BEES postgrad wins Science for All
Thu, 21 Mar 2013
Fergus McAuliffe, postgraduate student in the School of BEES is the winner of the 9th UCC Science for All competition which took place last night with his presentation “Soak it Up: Getting Trees to do the Dirty Work “.
Fergus explained his research on developing a zero-discharge wastewater treatment using willow trees. While wastewater contains high levels of contaminants that can be harmful to humans and the environment, these contaminants are the perfect source for willow trees which thrive in Ireland. This research will result in a sustainable means for wastewater treatment, which will be of great interest to the many septic tank owners who may fail inspection.
Fergus' work is supervised by Prof. Peter Jones and Dr. Padraig Whelan at the School of BEES.
Communicating scientific research in an easily understandable manner to a lay audience is the aim of Science for All, the UCC postgraduate student public presentation competition.
This year’s competition, also included presentations on “mining” the genes of gut bacteria, understanding leukemia, abdominal pain in Irritable Bowel Syndrome and the impact of dietary fat on gut bacteria and obesity.
The panel of judges for the Final was chaired by Ms Anne Marie O’Sullivan, H+A Marketing+PR and also included Mr John Dolan, Features Editor, Evening Echo, Mr Trevor Holmes, Vice President for External Relations, UCC and Dr Julie O’Donovan, Cork Maths Centre and winner Science for All and Science Speak (2009). Before presenting the award, Ms O’Sullivan congratulated all the students on the high quality of their presentations and praised them for how well they communicated their research to the large lay audience who attended.
The competition, now in its 9th year, is organised jointly by the College of Science, Engineering and Food Science and the Alimentary Pharmabiotic Centre, UCC and forms part of a postgraduate module in Science Communication and Outreach (PG6014).
Full text of Fergus' abstract for the Science for All competition:
Soak It Up: Getting trees to do the dirty work
In Ireland it rains – a lot. With all of this rainfall, how is it that sometimes we can run short of clean drinking water?
The reason is that we use water in many ways. Not only do we use water for drinking; we also use it to get rid of our wastes from sinks and toilets. Each of us produces 150 litres of wastewater per day. Every day across Ireland 84 Olympic-sized swimming pools of wastewater leave our homes and enter treatment systems e.g. septic tanks. It is very important that all of this wastewater is cleaned properly by the treatment systems.
Unfortunately, adequate wastewater treatment does not always occur. There are many areas of Ireland where the treatment systems do not work properly. This is often due to poor soil conditions. Poorly treated wastewater can then contaminate local drinking water supply.

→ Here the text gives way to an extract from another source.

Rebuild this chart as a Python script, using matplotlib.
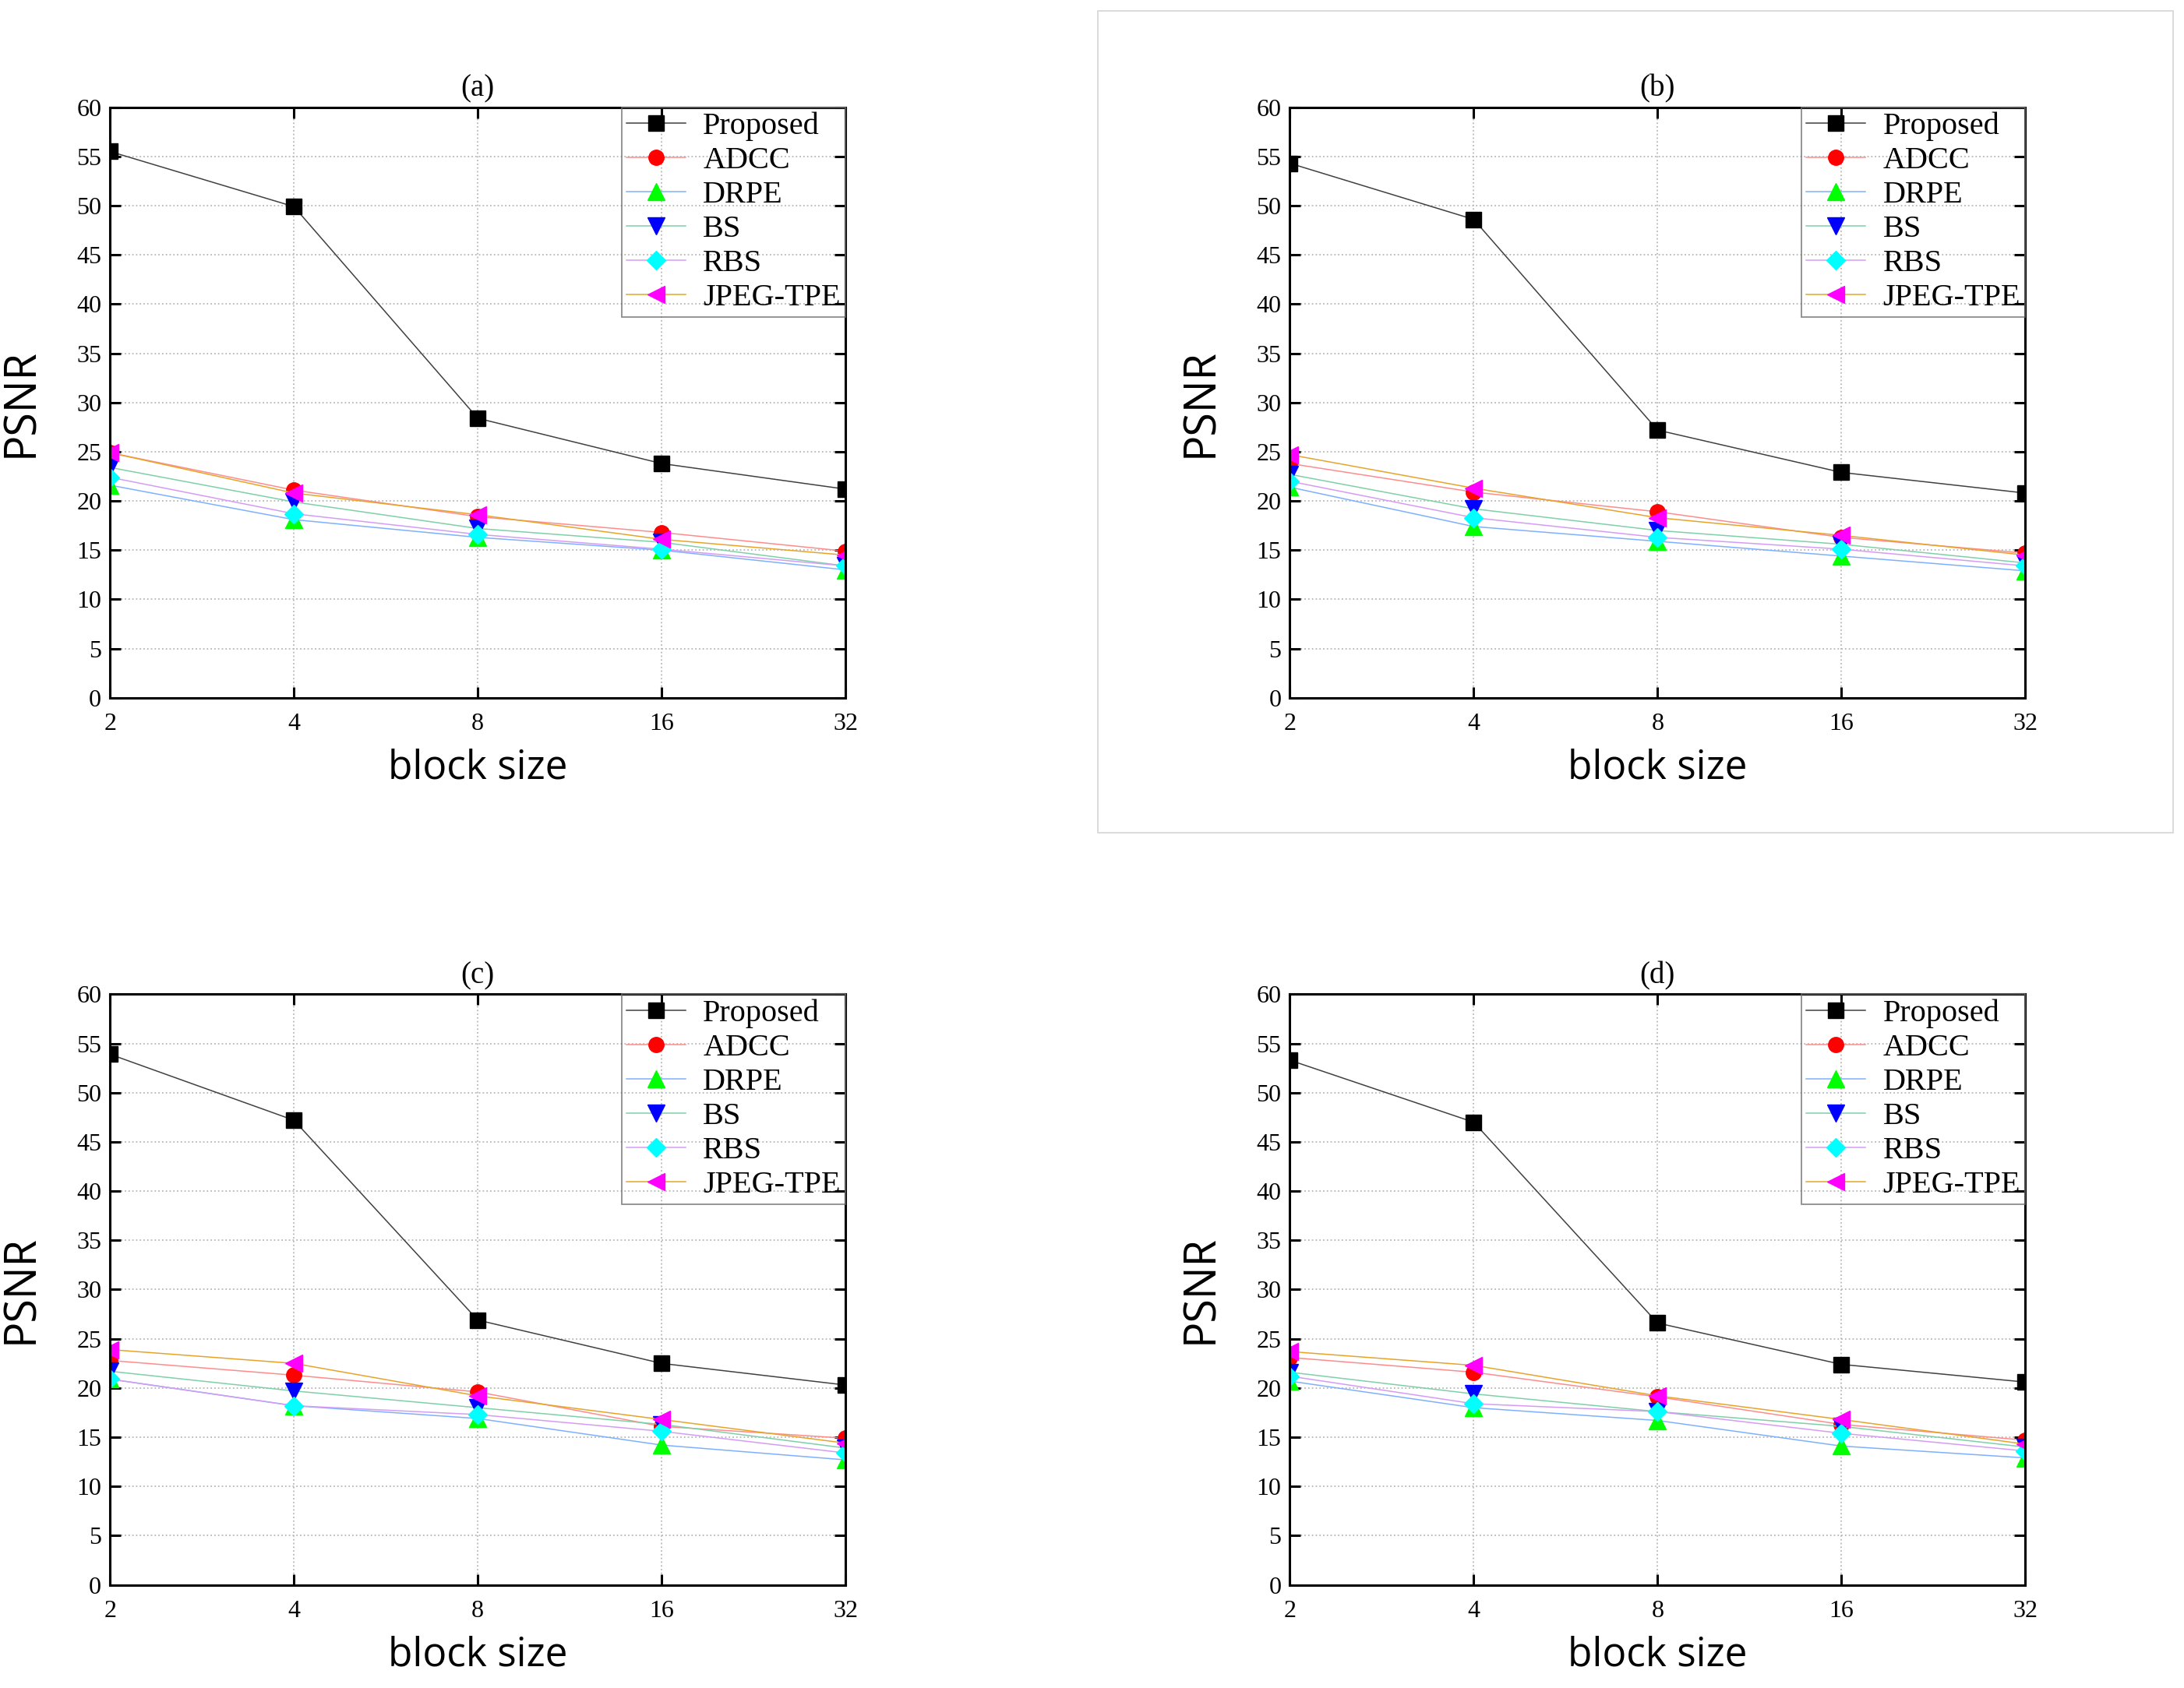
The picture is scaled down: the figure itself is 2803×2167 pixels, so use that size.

How do I get trees to do the dirty work? My research focusses on a sustainable means for wastewater treatment through using willow trees. While wastewater contains high levels of contaminants that can be harmful to humans and the environment, these contaminants are the perfect food source for willow trees. As the trees grow the wastewater is used up i.e. “Soak It Up”.
I am developing a zero-discharge willow system. The “zero-discharge” part means that there is no wastewater left over at the end. As there is no wastewater leaving the willow system, the risk of polluting drinking water supply and the environment is much reduced.